Not sure what you're doing here. Do this: (1) Analyze vertical force components; (2) Analyze horizontal force components.

 

[rudransh verma]

Not sure what you're doing here. Do this: (1) Analyze vertical force components; (2) Analyze horizontal force components.

I aligned my axis along tension T. So the eqn comes out to be $T-mg\cos\theta=ma\sin\theta$

 

[Doc Al]

I aligned my axis along tension T. So the eqn comes out to be $T-mg\cos\theta=ma\sin\theta$

OK, fair enough. You'll need a second equation to solve for $T$ and $\theta$.

 

[kuruman]

What you have done so far is not incorrect. However, if you have to write Newton's second law in a situation where force vectors have angles between them that are other than zero or 180°, you have a two-dimensional situation which means that you have to write two equations no matter how you choose your coordinate axes. You cannot reduce the problem to one equation and you have an infinity of mutually perpendicular axes to choose from.

I have already indicated to you in another thread that, of all these choices, the algebra is made easier if the axes are oriented so that the acceleration is along one of them. Then the sum of the force components in the other direction will be zero. Of course, the final choice of axes is yours as is the task of figuring out what you could have done differently if you get stuck in the algebra.

 

[rudransh verma]

OK, fair enough. You'll need a second equation to solve for $T$ and $\theta$.
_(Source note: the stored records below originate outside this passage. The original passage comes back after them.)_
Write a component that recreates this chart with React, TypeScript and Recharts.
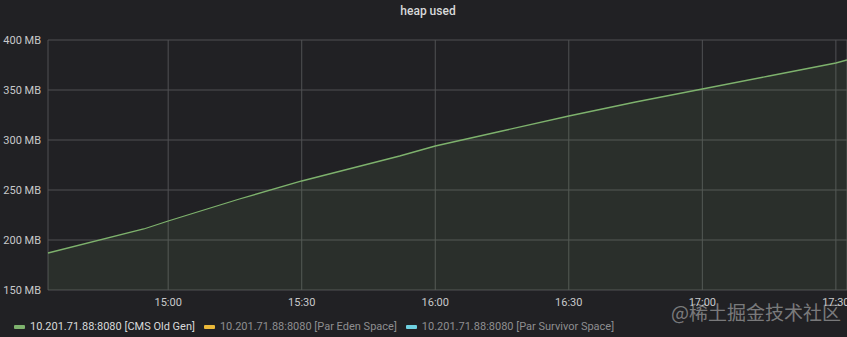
// @ts-nocheck
import { AreaChart, Area, XAxis, YAxis, CartesianGrid } from "recharts";

// minutes after 14:00
const TIMES = [33, 54.5, 60, 76, 90, 112, 120, 135, 150, 165, 180, 195, 210, 212.5];
const CMS_OLD_GEN = [187, 211, 219, 241, 259, 284, 294, 309, 324, 338, 351, 364, 377, 380];

const X_TICKS = [60, 90, 120, 150, 180, 210];
const Y_TICKS = [150, 200, 250, 300, 350, 400];

const SERIES = [
  { name: "10.201.71.88:8080 [CMS Old Gen]", color: "#7EB26D", hidden: false },
  { name: "10.201.71.88:8080 [Par Eden Space]", color: "#EAB839", hidden: true },
  { name: "10.201.71.88:8080 [Par Survivor Space]", color: "#6ED0E0", hidden: true },
];

const data = TIMES.map((t, i) => ({ t, old: CMS_OLD_GEN[i] }));

const fmtTime = (m: number) => {
  const h = 14 + Math.floor(m / 60);
  const mm = Math.round(m % 60);
  return `${h}:${mm < 10 ? "0" + mm : mm}`;
};

const BG = "#212124";
const GRID = "#505153";
const TEXT = "#c8c9cb";
const FONT = "Roboto, 'Noto Sans', sans-serif";

const YTick = ({ x, y, payload }) => (
  <text
    x={x}
    y={y}
    dy="0.35em"
    textAnchor="end"
    fontSize={11}
    fill={TEXT}
    fontFamily={FONT}
  >
    {`${payload.value} MB`}
  </text>
);

export default function App() {
  return (
    <div
      style={{
        position: "fixed",
        left: 0,
        top: 0,
        width: 847,
        height: 337,
        background: BG,
        fontFamily: FONT,
        overflow: "hidden",
      }}
    >
      <div
        style={{
          position: "absolute",
          top: 3,
          left: 0,
          width: 856,
          textAlign: "center",
          color: "#d8d9da",
          fontSize: 12,
          fontWeight: 500,
          lineHeight: "16px",
        }}
      >
        heap used
      </div>
      <AreaChart
        width={847}
        height={337}
        data={data}
        margin={{ top: 40, right: 0, left: 0, bottom: 0 }}
      >
        <CartesianGrid stroke={GRID} strokeWidth={1} />
        <XAxis
          dataKey="t"
          type="number"
          domain={[33, 212.5]}
          ticks={X_TICKS}
          interval={0}
          tickFormatter={fmtTime}
          height={47}
          axisLine={false}
          tickLine={false}
          tick={{ fontSize: 11, fill: TEXT, fontFamily: FONT }}
        />
        <YAxis
          type="number"
          domain={[150, 400]}
          ticks={Y_TICKS}
          interval={0}
          width={48}
          axisLine={false}
          tickLine={false}
          tickSize={6}
          tickMargin={1}
          tick={<YTick />}
        />
        <Area
          type="linear"
          dataKey="old"
          stroke="#7EB26D"
          strokeWidth={1.3}
          fill="#7EB26D"
          fillOpacity={0.1}
          isAnimationActive={false}
          dot={false}
          activeDot={false}
        />
      </AreaChart>
      <div
        style={{
          position: "absolute",
          left: 14,
          top: 319,
          display: "flex",
          alignItems: "center",
          fontSize: 11,
          lineHeight: "15px",
        }}
      >
        {SERIES.map((s) => (
          <div
            key={s.name}
            style={{ display: "flex", alignItems: "center", marginRight: 9 }}
          >
            <span
              style={{
                display: "inline-block",
                width: 11,
                height: 4,
                borderRadius: 1,
                background: s.color,
                marginRight: 5,
              }}
            />
            <span style={{ color: s.hidden ? "#8e8e90" : "#d8d9da" }}>{s.name}</span>
          </div>
        ))}
      </div>
      <div
        style={{
          position: "absolute",
          left: 671,
          top: 299,
          fontSize: 19,
          lineHeight: "26px",
          color: "rgba(235,235,235,0.45)",
          fontFamily: "'Noto Sans CJK SC', sans-serif",
        }}
      >
        @稀土掘金技术社区
      </div>
    </div>
  );
}
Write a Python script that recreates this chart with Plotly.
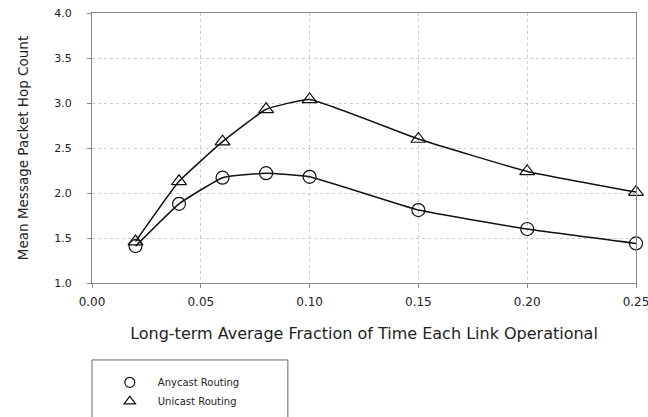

$T-mg\cos\theta=ma\sin\theta$
$mg\sin\theta=ma\cos\theta$
$T=ma$

 

[kuruman]

$T-mg\cos\theta=ma\sin\theta$
$mg\sin\theta=ma\cos\theta$
$T=ma$

The third equation holds only when the acceleration and the tension are in the same direction. Are they? Please show how you got it.

 

[rudransh verma]

The third equation holds only when the acceleration and the tension are in the same direction. Are they? Please show how you got it.

Third is the result when I solved the above two eqns.

 

[kuruman]

Third is the result when I solved the above two eqns.

That result is incorrect and I already explained why I think so. If you think it is correct, you have to show me why you think so by showing your work. Maybe you will discover an error.